The “pick-off” move does not moot an individual plaintiff’s (or a putative class’s) claim. That’s the bottom line from the Supreme Court in the 6-3 ruling in Campbell-Ewald Co. v. Gomez, which resolved a circuit split and held that an unaccepted Rule 68 offer of judgment by itself cannot render a case moot. As described in our earlier coverage of this case, Gomez brought a putative class action under the Telephone Consumer Protection Act (“TCPA”) against Campbell-Ewald, a Navy contractor charged with sending text messages to potential recruits. Campbell-Ewald attempted to head off the suit by offering Gomez full payment of his individual damages claim under Federal Rule of Civil Procedure 68 and, when Gomez failed to accept the offer, moved to dismiss the case as moot. Campbell-Ewald also argued that it enjoyed derivative sovereign immunity resulting from its relationship with the Navy.
Leading the majority, Justice Ginsburg delivered the Court’s opinion which relied heavily on principles of contract law. Likening a Rule 68 offer to a contract offer, Justice Ginsburg noted that an unaccepted offer to contract is a legal nullity–it has “no continuing efficacy” and cannot bind either the plaintiff or the defendant. The Court distinguished several prior cases where a claim had been mooted by a settlement offer on the ground that those cases sought only declaratory or injunctive relief, or involved statutes expressly stating that payment extinguished an entity’s obligations.
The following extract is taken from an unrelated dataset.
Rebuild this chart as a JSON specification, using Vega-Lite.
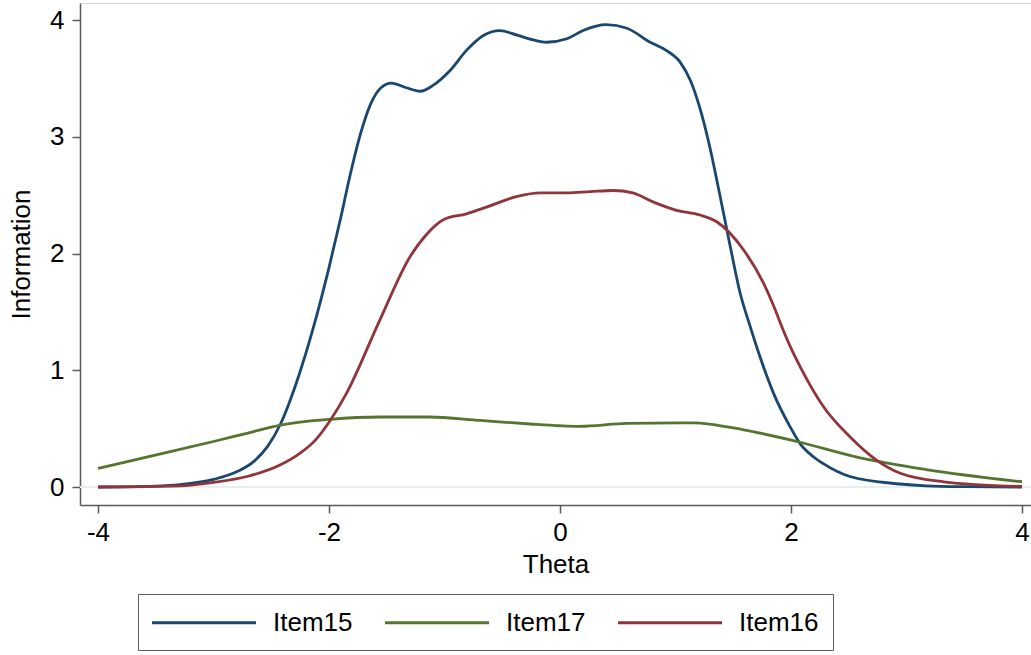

The majority opinion declined to decide whether the outcome would have been different if Campbell-Ewald had tendered payment to Gomez. With respect to the issue of sovereign immunity, the Court ruled that the Navy’s immunity did not extend to Campbell-Ewald due to its status as a Navy contractor. Because Campbell-Ewald’s messages reached Gomez in violation of both the TCPA and the Navy’s instructions to it, the Court held that Campbell-Ewald was not entitled to protection from suit under the doctrine of sovereign immunity.
The concurring and dissenting opinions offer additional clues regarding the question unanswered by the majority. Justice Thomas concurred in the judgment only, grounding his reasoning in common law settlement rules. Three justices (Roberts, Scalia, and Alito) dissented, asserting that a plaintiff’s desire to continue litigating should not be allowed to keep a case alive when he has already been offered full relief.
This case has far-reaching consequences for businesses exposed to consumer class actions where damages are capped by statute, such as the TCPA and the VPPA, because it severely limits the efficacy of the “pick-off” move. Though an individual plaintiff may voluntarily end a case by accepting a Rule 68 offer of judgment, an unaccepted offer alone cannot moot the case. The concurring and dissenting opinions, however, suggest that there are at least four justices who might rule that a Rule 68 offer combined with actual payment of the plaintiff’s alleged damages would moot a case, assuming such a case made its way to the Court. Campbell-Ewald also serves as a warning to government contractors. A contractor’s relationship to the government does not shield the contractor from a consumer class action if the contractor goes beyond its mandate.